Bloomberg L.P.'s Management Committee includes Michael Bloomberg, Peter Grauer, and Thomas Secunda.[63]


EEOC v. Bloomberg L.P.

In September 2007, the Equal Employment Opportunity Commission filed a class-action lawsuit against Bloomberg L.P. on behalf of more than 80 female employees who argued that Bloomberg L.P. engaged in discrimination against women who took maternity leave.[64] In August 2011, Judge Loretta A. Preska of the Federal District Court in Manhattan dismissed the charges, writing that the Equal Employment Opportunity Commission did not present sufficient evidence to support their claim.[65]
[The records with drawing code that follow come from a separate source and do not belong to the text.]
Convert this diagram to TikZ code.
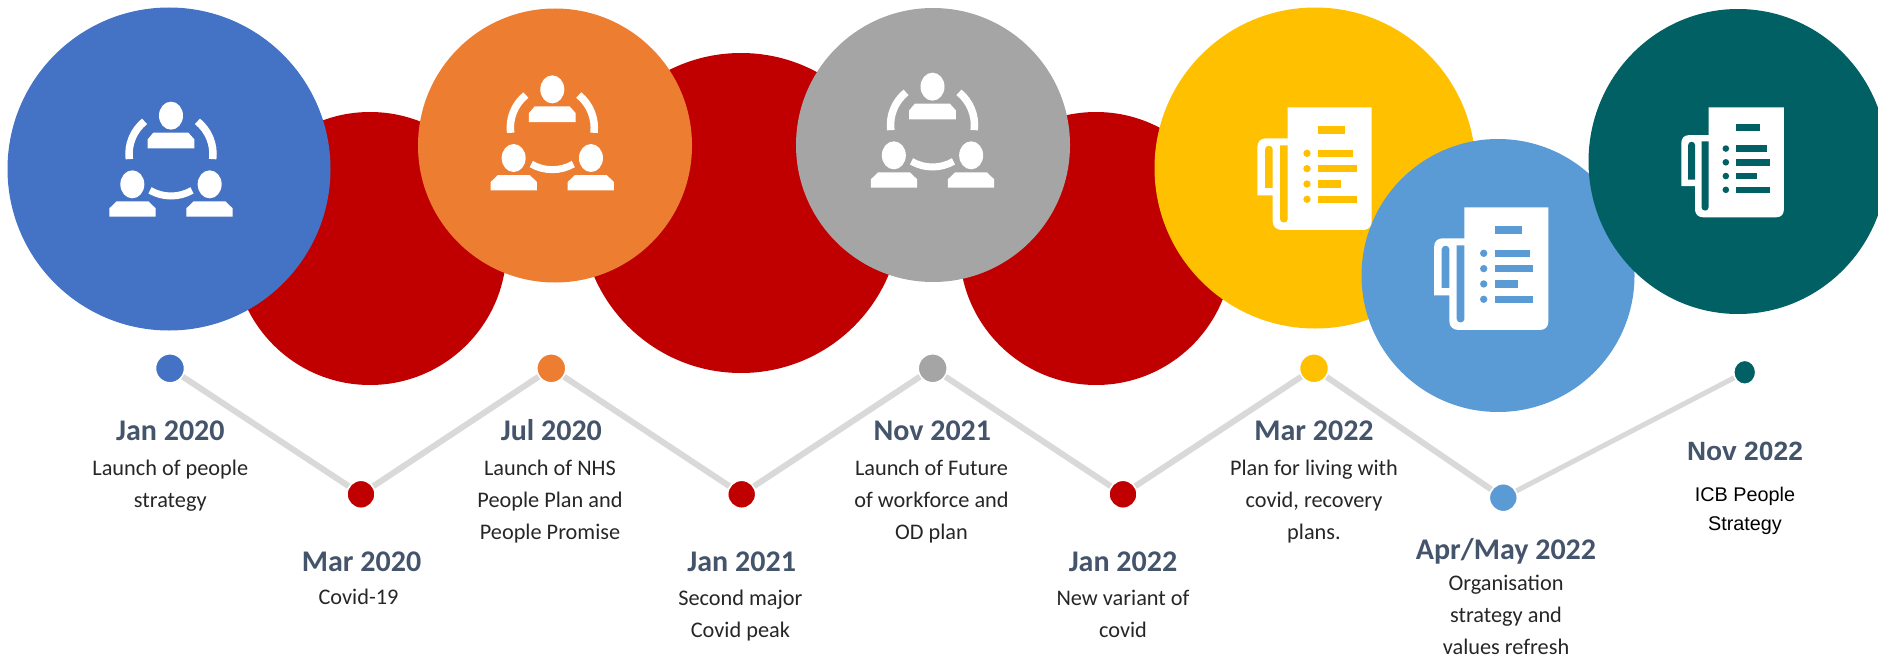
\documentclass[tikz,border=0pt]{standalone}
\usepackage{fontspec}
\setmainfont{Carlito}
\newfontfamily\arialf{Liberation Sans}
\usetikzlibrary{shapes.geometric}
\definecolor{cblue}{HTML}{4472C4}
\definecolor{cred}{HTML}{C00000}
\definecolor{corange}{HTML}{ED7D31}
\definecolor{cgray}{HTML}{A5A5A5}
\definecolor{cyellow}{HTML}{FFC000}
\definecolor{clblue}{HTML}{5B9BD5}
\definecolor{cteal}{HTML}{006064}
\definecolor{chead}{HTML}{44546A}
\definecolor{cbody}{HTML}{262626}
\definecolor{cline}{HTML}{D9D9D9}
\tikzset{
  x=1pt,y=-1pt,
  bigdisc/.style={circle,inner sep=0pt,outer sep=0pt,minimum size=#1*2pt},
  dotn/.style n args={3}{ellipse,inner sep=0pt,fill=#1,draw=white,line width=1.5pt,minimum width=#2pt,minimum height=#3pt},
  conn/.style={cline,line width=6pt},
  datelabel/.style={anchor=base,text=chead,inner sep=0pt,font=\fontsize{30}{32}\selectfont\bfseries},
  desclabel/.style={anchor=base,text=cbody,align=center,inner sep=0pt,font=\fontsize{22.3}{32}\selectfont},
  pics/peopleicon/.style={code={
    \begin{scope}[x=.3333pt,y=-.3333pt]
      \fill[white] (0,-115) ellipse [x radius=36,y radius=42];
      \fill[white] (-116,91) ellipse [x radius=36,y radius=42];
      \fill[white] (116,91) ellipse [x radius=36,y radius=42];
      \fill[white] (-70,-17) -- (-70,-44) -- (-53,-64) -- (52,-64) -- (70,-44) -- (70,-17) -- cycle;
      \fill[white] (-185,188) -- (-185,163) -- (-163,142) -- (-68,142) -- (-46,163) -- (-46,188) -- cycle;
      \fill[white] (46,188) -- (46,163) -- (68,142) -- (163,142) -- (185,163) -- (185,188) -- cycle;
      \draw[white,line width=7.5pt] (173:126) arc[start angle=173,end angle=231,radius=126];
      \draw[white,line width=7.5pt] (309:126) arc[start angle=309,end angle=367,radius=126];
      \draw[white,line width=7pt] (120:126) arc[start angle=120,end angle=60,radius=126];
    \end{scope}
  }},
  pics/docicon/.style={code={
    \begin{scope}[x=.3333pt,y=-.3333pt,shift={(-345,-295)}]
      \fill[white] (263,112) -- (515,112) -- (515,455) .. controls (515,470) and (505,480) .. (490,480)
        -- (245,480) .. controls (230,480) and (218,470) .. (218,455) -- (218,376) -- (172,376) -- (172,232)
        .. controls (172,215) and (182,205) .. (198,205) -- (263,205) -- cycle;
      \fill[#1] (195,354) -- (195,238) .. controls (195,224) and (218,224) .. (218,238) -- (218,354) -- cycle;
      \fill[#1] (240,226) -- (263,226) -- (263,447) .. controls (263,461) and (240,461) .. (240,447) -- cycle;
      \fill[#1] (355,169) rectangle (436,191);
      \fill[#1] (355,239) rectangle (459,261);
      \fill[#1] (355,285) rectangle (470,307);
      \fill[#1] (355,331) rectangle (424,353);
      \fill[#1] (355,377) rectangle (470,399);
      \fill[#1] (321,250) circle [radius=11];
      \fill[#1] (321,296) circle [radius=11];
      \fill[#1] (321,342) circle [radius=11];
      \fill[#1] (321,388) circle [radius=11];
    \end{scope}
  }}
}
\begin{document}
\begin{tikzpicture}
\useasboundingbox (0,0) rectangle (1878,661);
\clip (0,0) rectangle (1878,661);
% red discs
\node[bigdisc=136.5,fill=cred] (r1) at (370,248.5) {};
\node[bigdisc=160,fill=cred] (r2) at (741,213) {};
\node[bigdisc=136.5,fill=cred] (r3) at (1096,248.5) {};
% coloured discs
\node[bigdisc=161.5,fill=cblue] (c1) at (169,169) {};
\node[bigdisc=137,fill=corange] (c2) at (555,145.5) {};
\node[bigdisc=137,fill=cgray] (c3) at (933,145) {};
\node[bigdisc=160.5,fill=cyellow] (c4) at (1315,168) {};
\node[bigdisc=136.5,fill=clblue] (c5) at (1498,275.5) {};
\node[ellipse,inner sep=0pt,outer sep=0pt,minimum width=299pt,minimum height=305pt,fill=cteal] (c6) at (1738,161.5) {};
% icons
\pic at (171,154) {peopleicon};
\pic at (552.3,127.7) {peopleicon};
\pic at (932.5,125) {peopleicon};
\pic at (1315,168.3) {docicon=cyellow};
\pic at (1491.7,268.3) {docicon=clblue};
\pic[scale=.897] at (1733,162) {docicon=cteal};
% dots
\node[dotn={cblue}{29}{29}] (d1) at (170,368.3) {};
\node[dotn={cred}{28}{28}] (d2) at (361,494.3) {};
\node[dotn={corange}{29}{29}] (d3) at (551.3,368.3) {};
\node[dotn={cred}{28}{28}] (d4) at (741.7,494.3) {};
\node[dotn={cgray}{29}{29}] (d5) at (932.7,368.3) {};
\node[dotn={cred}{28}{28}] (d6) at (1123,494.3) {};
\node[dotn={cyellow}{29}{29}] (d7) at (1314,368.3) {};
\node[dotn={clblue}{28}{28}] (d8) at (1503.3,497.7) {};
\node[dotn={cteal}{22}{24}] (d9) at (1744.7,372.3) {};
% connectors
\draw[conn] (d1) -- (d2);
\draw[conn] (d2) -- (d3);
\draw[conn] (d3) -- (d4);
\draw[conn] (d4) -- (d5);
\draw[conn] (d5) -- (d6);
\draw[conn] (d6) -- (d7);
\draw[conn] (d7) -- (d8);
\draw[conn,line width=5pt] (d8) -- (d9);
% labels (multi-line nodes sit on the baseline of their last line)
\node[datelabel] (t1) at (170.4,440) {Jan 2020};
\node[desclabel] (b1) at (170.3,507) {Launch of people\\strategy};
\node[datelabel] (t2) at (361.6,571) {Mar 2020};
\node[desclabel] (b2) at (358.5,604.3) {Covid-19};
\node[datelabel] (t3) at (551.4,440) {Jul 2020};
\node[desclabel] (b3) at (550,539) {Launch of NHS\\People Plan and\\People Promise};
\node[datelabel] (t4) at (741.7,571) {Jan 2021};
\node[desclabel] (b4) at (740.4,637) {Second major\\Covid peak};
\node[datelabel] (t5) at (932.3,440) {Nov 2021};
\node[desclabel] (b5) at (931.5,539) {Launch of Future\\of workforce and\\OD plan};
\node[datelabel] (t6) at (1123,571) {Jan 2022};
\node[desclabel] (b6) at (1123,637) {New variant of\\covid};
\node[datelabel] (t7) at (1314,440) {Mar 2022};
\node[desclabel] (b7) at (1314,539) {Plan for living with\\covid, recovery\\plans.};
\node[datelabel] (t8) at (1506,559) {Apr/May 2022};
\node[desclabel] (b8) at (1506,654.7) {Organisation\\strategy and\\values refresh};
\node[datelabel,font=\arialf\fontsize{26.4}{30}\selectfont\bfseries] (t9) at (1745,460) {Nov 2022};
\node[desclabel,text=black,font=\arialf\fontsize{19.8}{29}\selectfont] (b9) at (1745,530) {ICB People\\Strategy};
\end{tikzpicture}
\end{document}
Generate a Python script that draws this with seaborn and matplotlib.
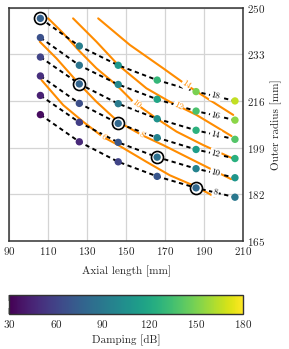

In September 2013, Preska dismissed an EEOC lawsuit on behalf of 29 pregnant employees of Bloomberg L.P.[66] In addition, she dismissed pregnancy bias claims from five individual plaintiffs, and allowed part of the case from a sixth plaintiff to proceed.[67]

Bloomberg L.P. v. Board of Governors of the Federal Reserve

Bloomberg L.P. brought a lawsuit against the Board of Directors of the Federal Reserve System (Bloomberg L.P. v. Board of Governors of the Federal Reserve System) to force the Fed to share details about its lending programs during the U.S. Government bailout in 2008.[68] The records documented Federal Reserve loans issued to financial firms and revealed the identities of the firms, the amounts borrowed and the collateral posted in return.[69] Bloomberg L.P. won at the trial court level.[70] The Second Circuit Court ruled in favor of Bloomberg L.P. in March 2010, but the case was appealed to the Supreme Court by a group of large U.S. commercial banks in October. In March 2011, the Supreme Court let stand the Second Circuit Court ruling mandating the release of Fed bailout details.[71]

Bloomberg L.P. v. Bloomberg Ltd

On October 22, 2008, Bloomberg L.P. applied for a change of name of Bloomberg Ltd, under s.69(1)(b) of the Companies Act 2006. Bloomberg L.P. then amended its name to Bloomberg Finance Three L.P. Bloomberg Ltd was ordered at the Company Names Tribunal on May 11, 2009 to change its name so as to not have a name that would likely interfere, by similarity, with the goodwill of Bloomberg Finance Three L.P. as well as to pay costs.[72]